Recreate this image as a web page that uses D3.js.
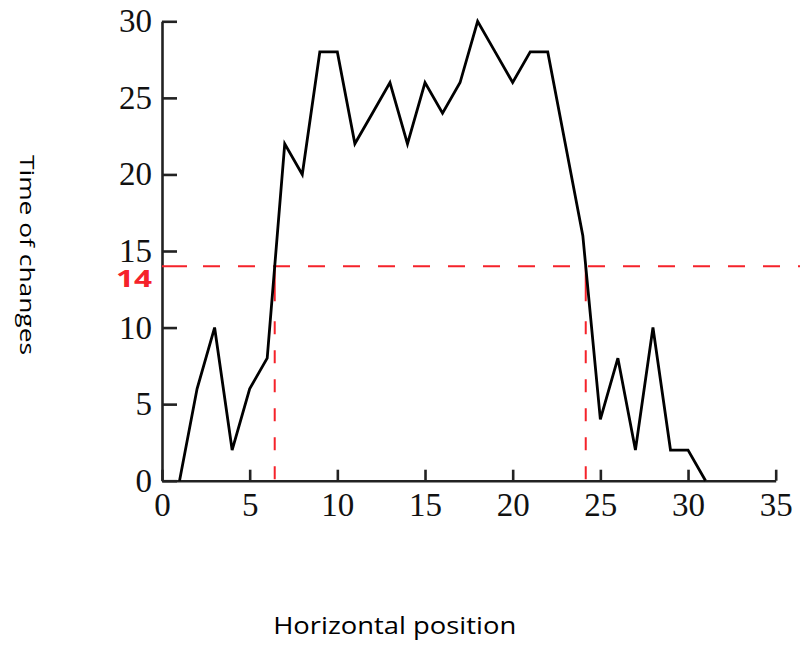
<!DOCTYPE html>
<html>
<head>
<meta charset="utf-8">
<script src="https://cdn.jsdelivr.net/npm/d3@7"></script>
<style>
  html, body { margin: 0; padding: 0; background: #fff; }
  svg { display: block; }
</style>
</head>
<body>
<svg id="chart" width="800" height="646"></svg>
<script>
// ---- data ----
const positions = [1,2,3,4,5,6,7,8,9,10,11,12,13,14,15,16,17,18,19,20,21,22,23,24,25,26,27,28,29,30,31];
const changes   = [0,6,10,2,6,8,22,20,28,28,22,24,26,22,26,24,26,30,28,26,28,28,22,16,4,8,2,10,2,2,0];
const xTicks = [0,5,10,15,20,25,30,35];
const yTicks = [0,5,10,15,20,25,30];
const threshold = 14;
const xTitle = "Horizontal position";
const yTitle = "Time of changes";

const svg = d3.select("#chart");
const x = d3.scaleLinear().domain([0, 35]).range([162, 775.7]);
const y = d3.scaleLinear().domain([0, 30]).range([480.7, 21.3]);

const red = "#f5222a";

// axes
const yAxis = d3.axisLeft(y).tickValues(yTicks).tickSizeInner(-15).tickSizeOuter(0).tickPadding(10);
const xAxis = d3.axisBottom(x).tickValues(xTicks).tickSizeInner(-11).tickSizeOuter(0).tickPadding(12);

const gx = svg.append("g").attr("transform", `translate(0,${y(0)})`).call(xAxis);
const gy = svg.append("g").attr("transform", `translate(${x(0)},0)`).call(yAxis);
[gx, gy].forEach(g => {
  g.selectAll("path.domain").attr("stroke", "#222").attr("stroke-width", 2.6);
  g.selectAll(".tick line").attr("stroke", "#222").attr("stroke-width", 2.6);
  g.selectAll(".tick text").attr("fill", "#111")
    .style("font-family", "'Liberation Serif', 'DejaVu Serif', serif")
    .style("font-size", "33px");
});

// threshold crossings from data
const data = positions.map((p, i) => ({x: p, y: changes[i]}));
const crossings = [];
for (let i = 1; i < data.length; i++) {
  const a = data[i-1], b = data[i];
  if ((a.y - threshold) * (b.y - threshold) < 0) {
    crossings.push(a.x + (threshold - a.y) / (b.y - a.y) * (b.x - a.x));
  }
}

// horizontal dashed line
const hDash = [25, 16].concat(d3.range(30).flatMap(() => [17, 18]));
svg.append("line")
  .attr("x1", x(0)).attr("x2", 800)
  .attr("y1", y(threshold)).attr("y2", y(threshold))
  .attr("stroke", red).attr("stroke-width", 2)
  .attr("stroke-dasharray", hDash.join(","));

// vertical dashed lines
const vDash = [35, 20].concat(d3.range(20).flatMap(() => [13, 16]));
svg.selectAll("line.vcross").data(crossings).join("line")
  .attr("class", "vcross")
  .attr("x1", d => x(d)).attr("x2", d => x(d))
  .attr("y1", y(threshold)).attr("y2", y(0))
  .attr("stroke", red).attr("stroke-width", 2)
  .attr("stroke-dasharray", vDash.join(","));

// data line
const line = d3.line().x(d => x(d.x)).y(d => y(d.y));
svg.append("path").datum(data)
  .attr("d", line)
  .attr("fill", "none")
  .attr("stroke", "#000")
  .attr("stroke-width", 2.8)
  .attr("stroke-linejoin", "miter");

// threshold label
svg.append("text")
  .attr("x", x(0) - 10).attr("y", y(threshold) + 21)
  .attr("text-anchor", "end")
  .attr("fill", red)
  .attr("textLength", 36).attr("lengthAdjust", "spacingAndGlyphs")
  .style("font-family", "'Open Sans', 'Noto Sans', sans-serif")
  .style("font-weight", "700")
  .style("font-size", "24px")
  .text(String(threshold));

// axis titles
svg.append("text")
  .attr("x", 394.7).attr("y", 634)
  .attr("text-anchor", "middle")
  .attr("fill", "#000")
  .attr("textLength", 243).attr("lengthAdjust", "spacingAndGlyphs")
  .style("font-family", "'Open Sans', 'Noto Sans', sans-serif")
  .style("font-size", "23px")
  .text(xTitle);

svg.append("text")
  .attr("transform", "translate(20,255) rotate(90)")
  .attr("text-anchor", "middle")
  .attr("fill", "#000")
  .attr("textLength", 200).attr("lengthAdjust", "spacingAndGlyphs")
  .style("font-family", "'Open Sans', 'Noto Sans', sans-serif")
  .style("font-size", "19.5px")
  .text(yTitle);
</script>
</body>
</html>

### Exercise objective
Omit any images, then output the listing exactly.

### Solution to this exercise
Recreate this image as a web page that uses D3.js.
<!DOCTYPE html>
<html>
<head>
<meta charset="utf-8">
<script src="https://cdn.jsdelivr.net/npm/d3@7"></script>
<style>
  html, body { margin: 0; padding: 0; background: #fff; }
  svg { display: block; }
</style>
</head>
<body>
<svg id="chart" width="800" height="646"></svg>
<script>
// ---- data ----
const positions = [1,2,3,4,5,6,7,8,9,10,11,12,13,14,15,16,17,18,19,20,21,22,23,24,25,26,27,28,29,30,31];
const changes   = [0,6,10,2,6,8,22,20,28,28,22,24,26,22,26,24,26,30,28,26,28,28,22,16,4,8,2,10,2,2,0];
const xTicks = [0,5,10,15,20,25,30,35];
const yTicks = [0,5,10,15,20,25,30];
const threshold = 14;
const xTitle = "Horizontal position";
const yTitle = "Time of changes";

const svg = d3.select("#chart");
const x = d3.scaleLinear().domain([0, 35]).range([162, 775.7]);
const y = d3.scaleLinear().domain([0, 30]).range([480.7, 21.3]);

const red = "#f5222a";

// axes
const yAxis = d3.axisLeft(y).tickValues(yTicks).tickSizeInner(-15).tickSizeOuter(0).tickPadding(10);
const xAxis = d3.axisBottom(x).tickValues(xTicks).tickSizeInner(-11).tickSizeOuter(0).tickPadding(12);

const gx = svg.append("g").attr("transform", `translate(0,${y(0)})`).call(xAxis);
const gy = svg.append("g").attr("transform", `translate(${x(0)},0)`).call(yAxis);
[gx, gy].forEach(g => {
  g.selectAll("path.domain").attr("stroke", "#222").attr("stroke-width", 2.6);
  g.selectAll(".tick line").attr("stroke", "#222").attr("stroke-width", 2.6);
  g.selectAll(".tick text").attr("fill", "#111")
    .style("font-family", "'Liberation Serif', 'DejaVu Serif', serif")
    .style("font-size", "33px");
});

// threshold crossings from data
const data = positions.map((p, i) => ({x: p, y: changes[i]}));
const crossings = [];
for (let i = 1; i < data.length; i++) {
  const a = data[i-1], b = data[i];
  if ((a.y - threshold) * (b.y - threshold) < 0) {
    crossings.push(a.x + (threshold - a.y) / (b.y - a.y) * (b.x - a.x));
  }
}

// horizontal dashed line
const hDash = [25, 16].concat(d3.range(30).flatMap(() => [17, 18]));
svg.append("line")
  .attr("x1", x(0)).attr("x2", 800)
  .attr("y1", y(threshold)).attr("y2", y(threshold))
  .attr("stroke", red).attr("stroke-width", 2)
  .attr("stroke-dasharray", hDash.join(","));

// vertical dashed lines
const vDash = [35, 20].concat(d3.range(20).flatMap(() => [13, 16]));
svg.selectAll("line.vcross").data(crossings).join("line")
  .attr("class", "vcross")
  .attr("x1", d => x(d)).attr("x2", d => x(d))
  .attr("y1", y(threshold)).attr("y2", y(0))
  .attr("stroke", red).attr("stroke-width", 2)
  .attr("stroke-dasharray", vDash.join(","));

// data line
const line = d3.line().x(d => x(d.x)).y(d => y(d.y));
svg.append("path").datum(data)
  .attr("d", line)
  .attr("fill", "none")
  .attr("stroke", "#000")
  .attr("stroke-width", 2.8)
  .attr("stroke-linejoin", "miter");

// threshold label
svg.append("text")
  .attr("x", x(0) - 10).attr("y", y(threshold) + 21)
  .attr("text-anchor", "end")
  .attr("fill", red)
  .attr("textLength", 36).attr("lengthAdjust", "spacingAndGlyphs")
  .style("font-family", "'Open Sans', 'Noto Sans', sans-serif")
  .style("font-weight", "700")
  .style("font-size", "24px")
  .text(String(threshold));

// axis titles
svg.append("text")
  .attr("x", 394.7).attr("y", 634)
  .attr("text-anchor", "middle")
  .attr("fill", "#000")
  .attr("textLength", 243).attr("lengthAdjust", "spacingAndGlyphs")
  .style("font-family", "'Open Sans', 'Noto Sans', sans-serif")
  .style("font-size", "23px")
  .text(xTitle);

svg.append("text")
  .attr("transform", "translate(20,255) rotate(90)")
  .attr("text-anchor", "middle")
  .attr("fill", "#000")
  .attr("textLength", 200).attr("lengthAdjust", "spacingAndGlyphs")
  .style("font-family", "'Open Sans', 'Noto Sans', sans-serif")
  .style("font-size", "19.5px")
  .text(yTitle);
</script>
</body>
</html>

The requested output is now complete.